In 1904 they built a second airplane. This one had an airframe similar to the first, but was powered by a 17 horsepower engine. They made 105 flights over a distance of approximately 20 miles.
Both remained active in the field until their deaths. Wilbur died of typhoid fever in Dayton in 1912. Orville lived to see the airplane move into a prominent place in modern life as a means of transportation and defense. He was, in fact, commissioned a major during World War I in the infant air force, then part of the United States Army Signal Corps. He died in Dayton in 1948.

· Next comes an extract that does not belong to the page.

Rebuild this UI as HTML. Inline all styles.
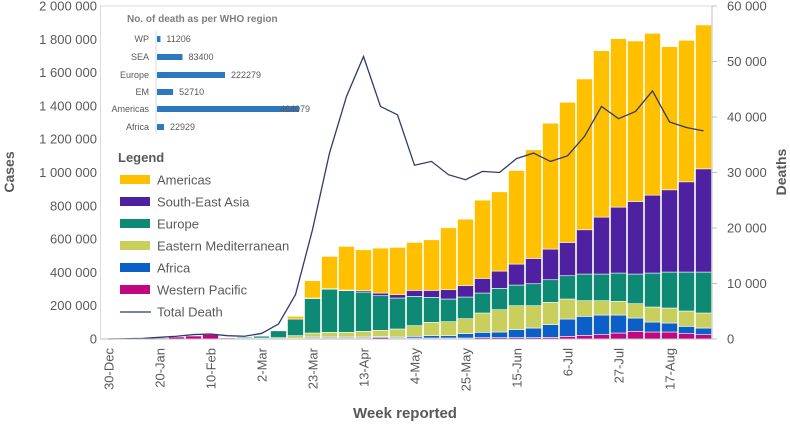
<!DOCTYPE html>
<html><head><meta charset="utf-8"><style>
body{margin:0;background:#fff;}
svg{display:block;font-family:"Liberation Sans",sans-serif;}
</style></head><body>
<svg id="chart" width="790" height="425" viewBox="0 0 790 425">
<g id="bars"></g>
<g id="axes"></g>
<g id="inset"></g>
<g id="legend"></g>
</svg>
<script>
const weeks = ["30-Dec","6-Jan","13-Jan","20-Jan","27-Jan","3-Feb","10-Feb","17-Feb","24-Feb","2-Mar","9-Mar","16-Mar","23-Mar","30-Mar","6-Apr","13-Apr","20-Apr","27-Apr","4-May","11-May","18-May","25-May","1-Jun","8-Jun","15-Jun","22-Jun","29-Jun","6-Jul","13-Jul","20-Jul","27-Jul","3-Aug","10-Aug","17-Aug","24-Aug","31-Aug"];
// cases in thousands
const westernPacific = [0,1,3,6,12,18,28,6,2,2,2,3,6,6,6,6,8,6,6,6,6,6,8,8,8,8,10,16,22,26,36,46,42,42,32,26];
const africa = [0,0,0,0,0,0,0,0,0,0,1,2,6,6,6,6,6,6,10,14,14,26,32,34,48,58,76,104,114,118,108,80,60,54,44,40];
const easternMed = [0,0,0,0,0,0,0,0,2,4,5,15,24,28,28,34,38,48,64,80,84,90,116,134,144,134,134,120,94,86,82,86,90,90,92,90];
const europe = [0,0,0,0,0,0,0,0,6,12,42,100,208,260,250,236,208,186,176,150,136,130,120,128,124,132,136,140,160,160,170,178,204,216,234,246];
const seAsia = [0,0,0,0,0,0,0,0,0,0,0,0,2,2,4,8,16,20,36,42,56,68,88,104,126,152,184,200,266,342,396,436,468,494,542,620];
const americas = [0,0,0,0,0,0,0,0,0,2,2,16,104,194,262,246,270,284,288,304,372,400,470,476,562,652,756,842,906,1000,1012,964,972,860,850,864];
// deaths in thousands
const totalDeaths = [0,0.05,0.1,0.3,0.5,0.8,0.9,0.6,0.5,1.0,2.7,8.0,19.7,33.5,43.7,50.9,41.9,40.4,31.3,32.0,29.6,28.7,30.2,30.0,32.5,33.5,32.0,33.0,36.5,41.9,39.7,41.0,44.7,39.1,38.1,37.5];
const leftTicks = ["0","200 000","400 000","600 000","800 000","1 000 000","1 200 000","1 400 000","1 600 000","1 800 000","2 000 000"];
const rightTicks = ["0","10 000","20 000","30 000","40 000","50 000","60 000"];
const regionNames = ["WP","SEA","Europe","EM","Americas","Africa"];
const regionDeaths = [11206,83400,222279,52710,464079,22929];

const NS="http://www.w3.org/2000/svg";
const X0=100, BW=17, Y0=339, YT=6;
const yCases = v => Y0 - v/2000*(Y0-YT);
const yDeaths = v => Y0 - v/60*(Y0-YT);
const xBand = i => X0 + i*BW;
function mk(tag, attrs, parent){const e=document.createElementNS(NS,tag);for(const k in attrs)e.setAttribute(k,attrs[k]);parent.appendChild(e);return e;}

const series=[["western-pacific",westernPacific,"#c2067f"],["africa",africa,"#0b5fc6"],["eastern-mediterranean",easternMed,"#c9cf5c"],["europe",europe,"#0e8a74"],["south-east-asia",seAsia,"#4d21a0"],["americas",americas,"#ffc000"]];
const bars=document.getElementById('bars');
weeks.forEach((w,i)=>{
  let cum=0;
  series.forEach(s=>{
    const v=s[1][i]; if(v<=0) return;
    const y1=yCases(cum), y2=yCases(cum+v);
    const r=mk('rect',{x:xBand(i)+0.5,y:y2,width:BW-1,height:Math.max(0.5,y1-y2),fill:s[2],stroke:"#fff","stroke-width":0.6},bars);
    
    
    cum+=v;
  });
});
const pts=totalDeaths.map((d,i)=>(xBand(i)+BW/2)+","+yDeaths(d)).join(" ");
const line=mk('polyline',{points:pts,fill:"none",stroke:"#2f3b6c","stroke-width":1.3},bars);



const axes=document.getElementById('axes');
const X1=X0+36*BW;
mk('line',{x1:X0,y1:YT,x2:X1,y2:YT,stroke:"#d9d9d9"},axes);
mk('line',{x1:X0,y1:Y0,x2:X1,y2:Y0,stroke:"#bfbfbf"},axes);
mk('line',{x1:X0+0.5,y1:YT,x2:X0+0.5,y2:Y0,stroke:"#d9d9d9"},axes);
mk('line',{x1:X1,y1:YT,x2:X1,y2:Y0,stroke:"#bfbfbf"},axes);
leftTicks.forEach((t,i)=>{
  const tx=mk('text',{x:97,y:yCases(i*200)+4.5,"text-anchor":"end","font-size":13,fill:"#595959"},axes);
  tx.textContent=t;
  
  
});
rightTicks.forEach((t,i)=>{
  const y=yDeaths(i*10);
  mk('line',{x1:X1,y1:y,x2:X1+5,y2:y,stroke:"#bfbfbf"},axes);
  const tx=mk('text',{x:727,y:y+4.5,"font-size":13,fill:"#595959"},axes);
  tx.textContent=t;
  
  
});
weeks.forEach((w,i)=>{
  if(i%3!==0) return;
  const cx=xBand(i)+BW/2+5;
  const tx=mk('text',{x:0,y:0,"text-anchor":"end","font-size":13,fill:"#595959",transform:`translate(${cx},348) rotate(-90)`},axes);
  tx.textContent=w;
  
  
});
let t=mk('text',{x:405,y:418,"text-anchor":"middle","font-size":15,"font-weight":"bold",fill:"#595959"},axes);
t.textContent="Week reported";


t=mk('text',{x:0,y:0,"text-anchor":"middle","font-size":14,"font-weight":"bold",fill:"#595959",transform:"translate(14,172) rotate(-90)"},axes);
t.textContent="Cases";


t=mk('text',{x:0,y:0,"text-anchor":"middle","font-size":14,"font-weight":"bold",fill:"#595959",transform:"translate(786,172) rotate(-90)"},axes);
t.textContent="Deaths";



const inset=document.getElementById('inset');
t=mk('text',{x:127,y:22,"font-size":10,"font-weight":"bold",fill:"#7f7f7f"},inset);
t.textContent="No. of death as per WHO region";


const rowY=[39,57,75,92,109,127];
mk('line',{x1:156,y1:31,x2:156,y2:134,stroke:"#d9d9d9"},inset);
regionNames.forEach((r,i)=>{
  const y=rowY[i];
  const l=mk('text',{x:149,y:y+3,"text-anchor":"end","font-size":9,fill:"#595959"},inset);
  l.textContent=r;
  
  
  const w=regionDeaths[i]/464079*142;
  const b=mk('rect',{x:157,y:y-3,width:w,height:6,fill:"#2e78c0"},inset);
  
  
  const v=mk('text',{x:(i===4?280:157+w+6),y:y+3,"font-size":9,fill:"#595959"},inset);
  v.textContent=String(regionDeaths[i]);
  
  
});

const lg=document.getElementById('legend');
t=mk('text',{x:118,y:162,"font-size":13,"font-weight":"bold",fill:"#595959"},lg);
t.textContent="Legend";


const legItems=[["Americas","#ffc000"],["South-East Asia","#4d21a0"],["Europe","#0e8a74"],["Eastern Mediterranean","#c9cf5c"],["Africa","#0b5fc6"],["Western Pacific","#c2067f"],["Total Death",null]];
legItems.forEach((it,i)=>{
  const y=180+i*22;
  const g=mk('g',{},lg);
  
  
  if(it[1]) mk('rect',{x:120,y:y-5,width:30,height:9,fill:it[1]},g);
  else mk('line',{x1:120,y1:y,x2:151,y2:y,stroke:"#2f3b6c","stroke-width":1.3},g);
  const tx=mk('text',{x:157,y:y+4.5,"font-size":13,fill:"#595959"},g);
  tx.textContent=it[0];
});
</script>
</body></html>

Some historians maintain that the twentieth century was, first and foremost, the century of flight, when humanity at last achieved the ability to use the third dimension and the technology of flight for the betterment of society and national defense. The Wright brothers' remarkable achievement transformed reality. Since that chill and blustery morning, Air Force people have circled the globe nonstop and landed on the moon. In war and other conflicts, they have fought for freedom in foreign skies, both for the United States and for the country's allies. Today, they undertake air operations worldwide, thanks to teamwork and the understanding and use of various technologies.
While our Air Force will undoubtedly realize the same change and evolution that has occurred since the creation of the first military aircraft five years after Kitty Hawk, one characteristic will not -- the need for perceptive, dedicated, skilled and courageous men and women to carry on, extending the proud legacy of the past into the future.